* _Required task_
Can you copy out the data exactly? Leave the images out.

* _Source material_
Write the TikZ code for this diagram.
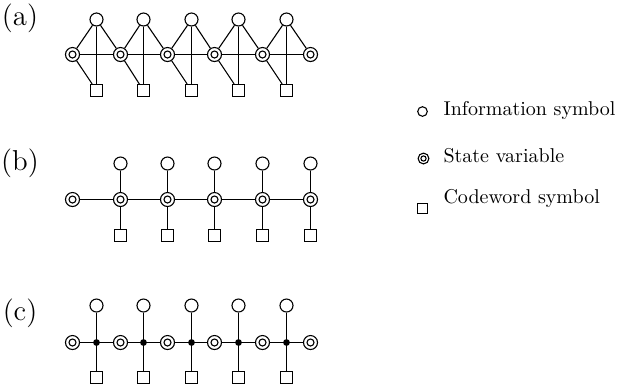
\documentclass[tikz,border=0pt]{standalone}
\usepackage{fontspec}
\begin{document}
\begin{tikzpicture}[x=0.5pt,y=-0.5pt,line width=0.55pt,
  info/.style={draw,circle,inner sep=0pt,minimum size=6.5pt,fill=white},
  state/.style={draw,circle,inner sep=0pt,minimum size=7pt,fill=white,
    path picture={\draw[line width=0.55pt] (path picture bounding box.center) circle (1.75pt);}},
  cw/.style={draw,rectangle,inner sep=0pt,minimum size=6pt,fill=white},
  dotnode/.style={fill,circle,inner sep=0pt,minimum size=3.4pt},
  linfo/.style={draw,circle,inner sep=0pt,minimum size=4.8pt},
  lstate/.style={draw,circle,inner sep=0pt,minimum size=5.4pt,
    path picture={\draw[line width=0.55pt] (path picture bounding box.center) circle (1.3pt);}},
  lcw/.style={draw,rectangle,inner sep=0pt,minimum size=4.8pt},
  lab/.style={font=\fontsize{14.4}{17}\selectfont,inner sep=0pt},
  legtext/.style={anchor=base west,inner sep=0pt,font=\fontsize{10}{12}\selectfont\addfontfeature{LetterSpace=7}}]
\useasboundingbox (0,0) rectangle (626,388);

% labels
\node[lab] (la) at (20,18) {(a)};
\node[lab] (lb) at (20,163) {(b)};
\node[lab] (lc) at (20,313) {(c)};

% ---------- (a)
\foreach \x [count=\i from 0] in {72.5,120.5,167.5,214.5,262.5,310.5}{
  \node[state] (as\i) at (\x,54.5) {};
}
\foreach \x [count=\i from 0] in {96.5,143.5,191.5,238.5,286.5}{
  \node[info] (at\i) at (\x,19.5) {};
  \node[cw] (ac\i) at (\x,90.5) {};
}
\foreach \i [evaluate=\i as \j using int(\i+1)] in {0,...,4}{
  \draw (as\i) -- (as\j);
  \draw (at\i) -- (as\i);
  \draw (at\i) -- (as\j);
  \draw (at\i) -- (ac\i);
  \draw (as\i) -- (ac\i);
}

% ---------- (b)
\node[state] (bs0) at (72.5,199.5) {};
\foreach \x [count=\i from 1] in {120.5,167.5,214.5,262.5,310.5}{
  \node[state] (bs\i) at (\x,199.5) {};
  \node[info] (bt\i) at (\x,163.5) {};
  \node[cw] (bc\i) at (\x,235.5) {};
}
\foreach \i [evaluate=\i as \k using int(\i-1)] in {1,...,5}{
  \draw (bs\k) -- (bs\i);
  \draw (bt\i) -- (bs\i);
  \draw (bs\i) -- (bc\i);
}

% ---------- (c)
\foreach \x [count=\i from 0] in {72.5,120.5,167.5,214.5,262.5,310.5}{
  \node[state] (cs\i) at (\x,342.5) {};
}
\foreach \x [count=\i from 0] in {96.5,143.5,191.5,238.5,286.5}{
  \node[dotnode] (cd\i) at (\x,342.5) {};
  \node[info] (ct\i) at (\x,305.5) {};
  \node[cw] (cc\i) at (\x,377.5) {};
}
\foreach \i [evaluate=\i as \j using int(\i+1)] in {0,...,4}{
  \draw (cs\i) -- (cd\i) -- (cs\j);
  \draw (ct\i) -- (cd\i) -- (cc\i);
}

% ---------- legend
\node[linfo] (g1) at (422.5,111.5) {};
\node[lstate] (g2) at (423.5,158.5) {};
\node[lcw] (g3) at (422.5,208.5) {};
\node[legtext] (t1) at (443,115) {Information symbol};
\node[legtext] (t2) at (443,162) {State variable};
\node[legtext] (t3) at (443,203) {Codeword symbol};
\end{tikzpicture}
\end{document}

* _Solved problem_
Write the TikZ code for this diagram.
\documentclass[tikz,border=0pt]{standalone}
\usepackage{fontspec}
\begin{document}
\begin{tikzpicture}[x=0.5pt,y=-0.5pt,line width=0.55pt,
  info/.style={draw,circle,inner sep=0pt,minimum size=6.5pt,fill=white},
  state/.style={draw,circle,inner sep=0pt,minimum size=7pt,fill=white,
    path picture={\draw[line width=0.55pt] (path picture bounding box.center) circle (1.75pt);}},
  cw/.style={draw,rectangle,inner sep=0pt,minimum size=6pt,fill=white},
  dotnode/.style={fill,circle,inner sep=0pt,minimum size=3.4pt},
  linfo/.style={draw,circle,inner sep=0pt,minimum size=4.8pt},
  lstate/.style={draw,circle,inner sep=0pt,minimum size=5.4pt,
    path picture={\draw[line width=0.55pt] (path picture bounding box.center) circle (1.3pt);}},
  lcw/.style={draw,rectangle,inner sep=0pt,minimum size=4.8pt},
  lab/.style={font=\fontsize{14.4}{17}\selectfont,inner sep=0pt},
  legtext/.style={anchor=base west,inner sep=0pt,font=\fontsize{10}{12}\selectfont\addfontfeature{LetterSpace=7}}]
\useasboundingbox (0,0) rectangle (626,388);

% labels
\node[lab] (la) at (20,18) {(a)};
\node[lab] (lb) at (20,163) {(b)};
\node[lab] (lc) at (20,313) {(c)};

% ---------- (a)
\foreach \x [count=\i from 0] in {72.5,120.5,167.5,214.5,262.5,310.5}{
  \node[state] (as\i) at (\x,54.5) {};
}
\foreach \x [count=\i from 0] in {96.5,143.5,191.5,238.5,286.5}{
  \node[info] (at\i) at (\x,19.5) {};
  \node[cw] (ac\i) at (\x,90.5) {};
}
\foreach \i [evaluate=\i as \j using int(\i+1)] in {0,...,4}{
  \draw (as\i) -- (as\j);
  \draw (at\i) -- (as\i);
  \draw (at\i) -- (as\j);
  \draw (at\i) -- (ac\i);
  \draw (as\i) -- (ac\i);
}

% ---------- (b)
\node[state] (bs0) at (72.5,199.5) {};
\foreach \x [count=\i from 1] in {120.5,167.5,214.5,262.5,310.5}{
  \node[state] (bs\i) at (\x,199.5) {};
  \node[info] (bt\i) at (\x,163.5) {};
  \node[cw] (bc\i) at (\x,235.5) {};
}
\foreach \i [evaluate=\i as \k using int(\i-1)] in {1,...,5}{
  \draw (bs\k) -- (bs\i);
  \draw (bt\i) -- (bs\i);
  \draw (bs\i) -- (bc\i);
}

% ---------- (c)
\foreach \x [count=\i from 0] in {72.5,120.5,167.5,214.5,262.5,310.5}{
  \node[state] (cs\i) at (\x,342.5) {};
}
\foreach \x [count=\i from 0] in {96.5,143.5,191.5,238.5,286.5}{
  \node[dotnode] (cd\i) at (\x,342.5) {};
  \node[info] (ct\i) at (\x,305.5) {};
  \node[cw] (cc\i) at (\x,377.5) {};
}
\foreach \i [evaluate=\i as \j using int(\i+1)] in {0,...,4}{
  \draw (cs\i) -- (cd\i) -- (cs\j);
  \draw (ct\i) -- (cd\i) -- (cc\i);
}

% ---------- legend
\node[linfo] (g1) at (422.5,111.5) {};
\node[lstate] (g2) at (423.5,158.5) {};
\node[lcw] (g3) at (422.5,208.5) {};
\node[legtext] (t1) at (443,115) {Information symbol};
\node[legtext] (t2) at (443,162) {State variable};
\node[legtext] (t3) at (443,203) {Codeword symbol};
\end{tikzpicture}
\end{document}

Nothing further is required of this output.